2 mg, 5 mg & 10 mg
There are many uses for this medication since it is effective as an anti-anxiety medication, a muscle relaxant, an appetite stimulant, and a seizure control drug.The injectable form of diazepam is often used in anesthetic protocols.
- Examples of more specific uses for diazepam include:
- Treatment of seizure disorders (as an injectable, anal suppository, or even nasally during an emergency or orally for long term seizure management in cats).
- Treatment of "Scotty cramp" and other muscle cramping diseases.
- Treatment of irritable bowel syndrome.
- Post urinary blockage in the cat.
- Appetite stimulation especially in the cat.
- Treatment of inappropriate urination due to territorial anxiety in the cat.
- Panic disorders such as thunderstorm or fireworks phobias in dogs.
- As a muscle relaxant in snail bait poisoning or in other situations of extreme involuntary muscle contraction.
Despite the widespread use of this medication in the human field, it is still unclear exactly how this medication is able to affect the brain. It is a psychoactive drug of the benzodiazepine class. It was one of the first anti-anxiety drugs used but because of its sedating properties it is best used for short term situations rather than long term anxiety states.
As with many medications, it is difficult to sort out the side effects from the desired effects since there are many uses for this drug. Diazepam is rarely used as a tranquilizer for animals as it simply not very long lasting and not very reliable; still, undesired sedating effects are certainly reported when this medication is used. Some animals paradoxically get hyperexcited on diazepam.
Diazepam is sometimes used as an appetite stimulant but its sedating properties preclude it from being the drug of choice for this purpose. See the area on anorexia for better options.
In the cat, cases of liver failure have been reported after several days use of diazepam. Since this medication has many valid uses in cats, it is important to check a cat's liver enzymes prior to the institution of therapy and again a few days after starting therapy. Any increase in enzymes precludes the use of oral diazepam in such a patient.

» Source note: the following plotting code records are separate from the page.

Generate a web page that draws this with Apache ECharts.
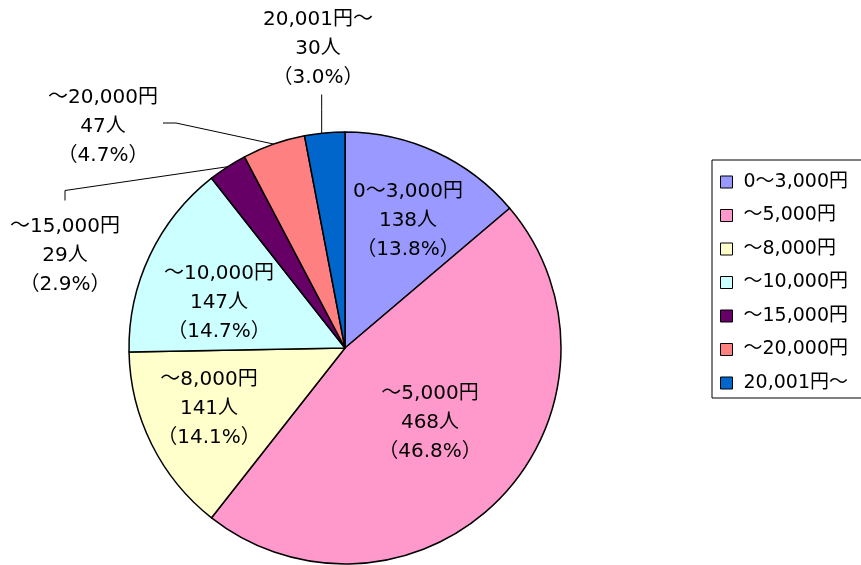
<!DOCTYPE html>
<html>
<head>
<meta charset="utf-8">
<script src="https://cdn.jsdelivr.net/npm/echarts@6/dist/echarts.min.js"></script>
<style>
html,body{margin:0;padding:0;background:#fff;}
#chart{width:861px;height:565px;}
</style>
</head>
<body>
<div id="chart"></div>
<script>
// ---- data ----
const categories = ['0～3,000円', '～5,000円', '～8,000円', '～10,000円', '～15,000円', '～20,000円', '20,001円～'];
const counts = [138, 468, 141, 147, 29, 47, 30];
const colors = ['#9999FF', '#FF99CC', '#FFFFCC', '#CCFFFF', '#660066', '#FF8080', '#0066CC'];

// ---- label placement (text layout only) ----
const labelCenters = [
  [408, 221], [430, 423], [209, 409], [219, 303],
  [65, 256], [103, 127], [318, 49]
];
const outsideLabel = [false, false, false, false, true, true, true];

const FONT = '"DejaVu Sans", "Noto Sans CJK JP", sans-serif';

const chart = echarts.init(document.getElementById('chart'), null, {renderer: 'canvas'});

const total = counts.reduce((a, b) => a + b, 0);

const seriesData = categories.map((name, i) => ({
  name: name,
  value: counts[i],
  itemStyle: {color: colors[i]},
  labelLine: {show: outsideLabel[i], lineStyle: {color: '#000', width: 1}}
}));

chart.setOption({
  animation: false,
  backgroundColor: '#fff',
  legend: {
    orient: 'vertical',
    left: 712,
    top: 160,
    padding: [12, 60, 5, 8],
    itemGap: 13.5,
    itemWidth: 12,
    itemHeight: 12,
    icon: 'rect',
    borderColor: '#000',
    borderWidth: 1,
    borderRadius: 0,
    selectedMode: false,
    itemStyle: {borderColor: '#000', borderWidth: 1},
    textStyle: {fontFamily: FONT, fontSize: 19, color: '#000', lineHeight: 20, padding: [0, 0, 0, 6]},
    data: categories
  },
  series: [{
    type: 'pie',
    center: [345, 348],
    radius: 216,
    startAngle: 90,
    clockwise: true,
    avoidLabelOverlap: false,
    silent: true,
    emphasis: {disabled: true},
    itemStyle: {borderColor: '#000', borderWidth: 1.5},
    label: {
      show: true,
      position: 'outside',
      fontFamily: FONT,
      fontSize: 20,
      lineHeight: 29,
      color: '#000',
      align: 'center',
      formatter: function (p) {
        return p.name + '\n' + p.value + '人\n（' + (p.value / total * 100).toFixed(1) + '%）';
      }
    },
    labelLine: {length: 10, length2: 10},
    labelLayout: function (params) {
      const i = params.dataIndex;
      const c = labelCenters[i];
      const res = {x: c[0], y: c[1], align: 'center', verticalAlign: 'middle'};
      if (outsideLabel[i] && params.labelLinePoints) {
        const p0 = params.labelLinePoints[0];
        const w = params.labelRect.width, h = params.labelRect.height;
        let anchor = p0, edge, elbow;
        if (i === 4) {            // line leaves from label top
          edge = [c[0], c[1] - h / 2 - 12];
          elbow = [c[0], edge[1] - 10];
        } else if (i === 5) {     // line leaves from label right side
          edge = [c[0] + w / 2 + 5, c[1] - 4];
          elbow = [edge[0] + 13, edge[1]];
        } else {                  // straight vertical line from label bottom
          anchor = [p0[0] - 3, p0[1] + 1];
          edge = [anchor[0], c[1] + h / 2 + 2];
          elbow = [anchor[0], edge[1] + 15];
        }
        res.labelLinePoints = [anchor, elbow, edge];
      }
      return res;
    },
    data: seriesData
  }]
});
</script>
</body>
</html>
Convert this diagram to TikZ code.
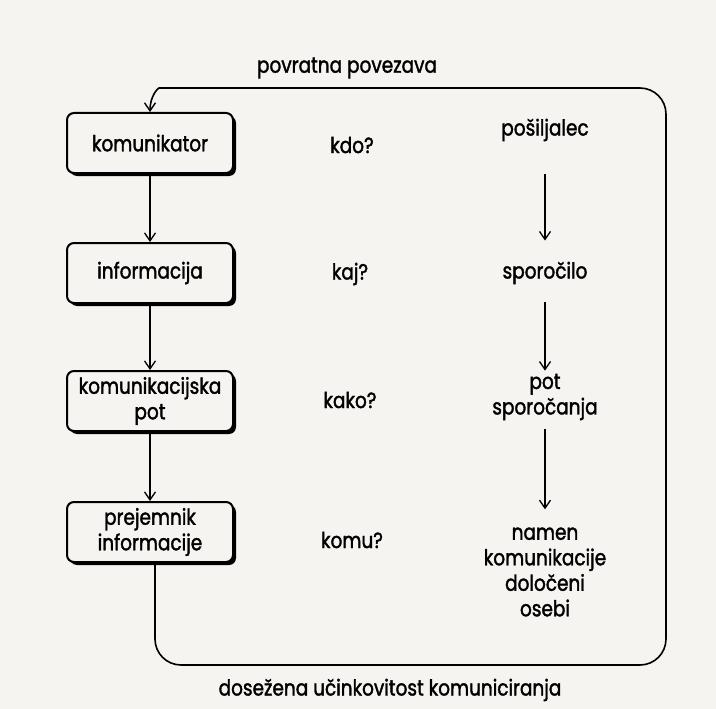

Diazepam may have a stronger than expected effect if used in conjunction with cimetidine (an antacid more commonly known as Tagamet®), omeprazole (an antacid more commonly known as Prilosec®), erythromycin (an antibiotic), ketoconazole (an antifungal drug), fluoxetine (an anti-anxiety medication), or propranolol (a heart medication).
Antacids may slow the onset of effect of diazepam.
The use of diazepam may increase the effect of digoxin (a heart medication) and of amitriptyline (an anti-anxiety medication).
This medication should be stored at room temperature and protected from light.
Urine dipsticks that measure glucose may be falsely negative in patients taking diazepam.
Discontinuing diazepam therapy abruptly may lead to unpleasant withdrawal symptoms similar to those that occur in humans.
Diazepam should not be used in early pregnancy; birth defects have been reported.
Diazepam also crosses readily into the milk of nursing mothers and may tranquilize nursing young. Diazepam should thus not be used in nursing mothers.
DIAZEPAM IS A CONTROLLED SUBSTANCE
AND SPECIFIC RECORDS MUST BE KEPT BY DOCTORS PRESCRIBING IT.